Though I did like the book, I felt it disorganized, arranged with redundant sections that could have been diced, prioritized, and planned out better. The read had the feel of a work run off with editing. This may have been by design or even a structural, cultural feature of the genre, but I found it rather annoying and a hinderance to the flow of narratives.
This was a very riveting and touching portrayal of one Karayuki-san's journey from Japan to beyond and back. In the book, Tomoko, a Women's History historian writes about the lengths she goes, to secure research material from a reclusive community that has been protected by the communities they live in. By a sleight of fate, she meets Osaki, a former Karayuki-san whom she moves in with for a period of time to find out all she can about the Karayuki-san.
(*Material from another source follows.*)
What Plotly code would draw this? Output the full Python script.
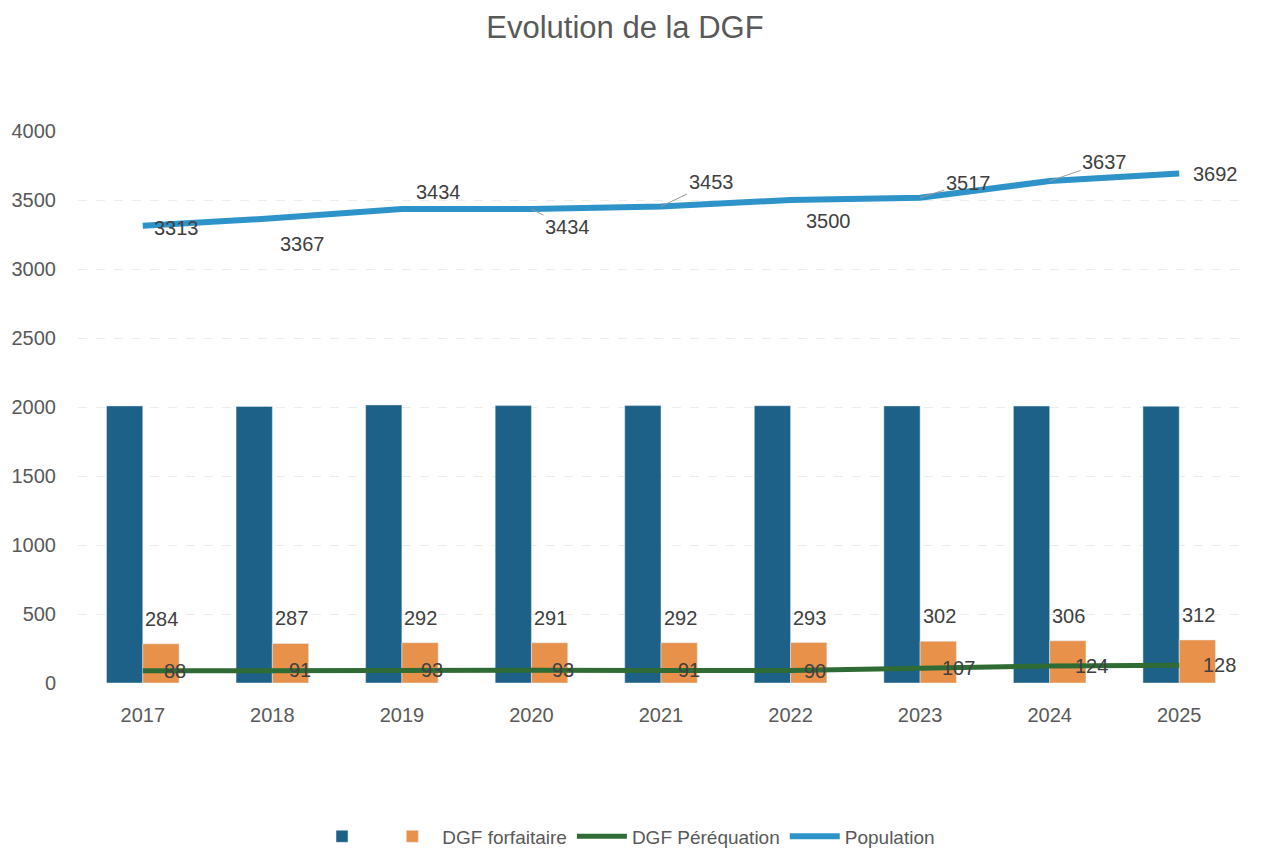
import plotly.graph_objects as go

years = ["2017", "2018", "2019", "2020", "2021", "2022", "2023", "2024", "2025"]
dgf_total = [2008, 2004, 2015, 2010, 2010, 2009, 2008, 2007, 2005]
dgf_forfaitaire = [284, 287, 292, 291, 292, 293, 302, 306, 312]
dgf_perequation = [88, 91, 93, 93, 91, 90, 107, 124, 128]
population = [3313, 3367, 3434, 3434, 3453, 3500, 3517, 3637, 3692]
y_ticks = [0, 500, 1000, 1500, 2000, 2500, 3000, 3500, 4000]

# label offsets (pixels) for population labels: (xshift, yshift, leader)
pop_offsets = [(34, -2, False), (30, -26, False), (37, 17, False), (36, -18, True),
               (50, 24, True), (38, -21, False), (48, 15, True), (55, 19, True), (36, 0, False)]
per_offsets = [32, 28, 30, 32, 28, 24, 38, 42, 40]

C_DARK = "#1d6188"
C_ORANGE = "#e8914a"
C_GREEN = "#2f6b35"
C_BLUE = "#2d93c9"
TXT = "#404040"
FONT = "Liberation Sans, Arial, sans-serif"

fig = go.Figure()
fig.add_trace(go.Bar(x=years, y=dgf_total, name=" ", marker=dict(color=C_DARK)))
fig.add_trace(go.Bar(x=years, y=dgf_forfaitaire, name="DGF forfaitaire", marker=dict(color=C_ORANGE)))
fig.add_trace(go.Scatter(x=years, y=dgf_perequation, name="DGF Péréquation", mode="lines",
                         line=dict(color=C_GREEN, width=5)))
fig.add_trace(go.Scatter(x=years, y=population, name="Population", mode="lines",
                         line=dict(color=C_BLUE, width=6)))

LBL = dict(size=20, color=TXT, family=FONT)
ann = []
for i, y in enumerate(years):
    ann.append(dict(x=i, y=dgf_forfaitaire[i], text=str(dgf_forfaitaire[i]), showarrow=False,
                    xshift=19, yshift=25, font=LBL))
    ann.append(dict(x=i, y=dgf_perequation[i], text=str(dgf_perequation[i]), showarrow=False,
                    xshift=per_offsets[i], yshift=0, font=LBL))
    xs, ys, leader = pop_offsets[i]
    if leader:
        ann.append(dict(x=i, y=population[i], text=str(population[i]), showarrow=True,
                        arrowhead=0, arrowwidth=1, arrowcolor="#9a9a9a", ax=xs, ay=-ys,
                        font=LBL))
    else:
        ann.append(dict(x=i, y=population[i], text=str(population[i]), showarrow=False,
                        xshift=xs, yshift=ys, font=LBL))

fig.update_layout(
    width=1263, height=844,
    paper_bgcolor="white", plot_bgcolor="white",
    margin=dict(l=70, r=27, t=123, b=169, autoexpand=False),
    title=dict(text="Evolution de la DGF", x=0.4885, xanchor="center", y=0.9775, yanchor="middle",
               font=dict(size=31, color="#595959", family=FONT)),
    barmode="group", bargap=0.44, bargroupgap=0,
    showlegend=True,
    legend=dict(orientation="h", x=0.47, xanchor="center", y=-0.278, yanchor="middle",
                font=dict(size=19, color="#595959", family=FONT),
                itemwidth=50, traceorder="normal"),
    annotations=ann,
    xaxis=dict(type="category", range=[-0.5, 8.5], showgrid=False, showline=False, zeroline=False,
               tickfont=dict(size=20, color="#595959", family=FONT), ticks="",
               ticklabelstandoff=18),
    yaxis=dict(range=[0, 4000], tickvals=y_ticks, showgrid=True, gridcolor="#ececec",
               griddash="dash", zeroline=False, showline=False,
               tickfont=dict(size=20, color="#595959", family=FONT), ticks="",
               ticklabelstandoff=21),
)

fig.write_html("out.html")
She furiously writes down Osaki's words in the day while Osaki is out, then immediately posts the material to Tokyo, so she would not be incriminated by villagers or found out by Osaki for her true intentions. Eventually, we find out that Osaki had, from the very start of her encounter with Tomoko, intuitively grasped her intentions but chosen to continue Tomoko under her confidence and recounting her stories of the past. We are told of Osaki's high values and fine spirits besides being forced to work in the lowest of jobs. Eventually, Tomoko and Osaki form an indelible bond of love and friendship, one that continued long after the manuscript's publication. In later correspondences, Tomoko even addresses Osaki as 'Mother'.
A very interesting read about Osaki, a karayuki-san from Amakusa. It is hard to imagine this life that thousands of women have themselves to, as well imagining the aftermath of such a life. Tomoko Yamazaki did a good job organizing her notes from bits and pieces of conversations she had to form intersting narratives throughout the book. She also had extremely great luck in her quest to find people, even if she couldn’t answer all the questions she sought. The first and last chapters were somewhat difficult to read as they were very informational on Japan’s history, as well as other popular research on the subject of karayuki-san.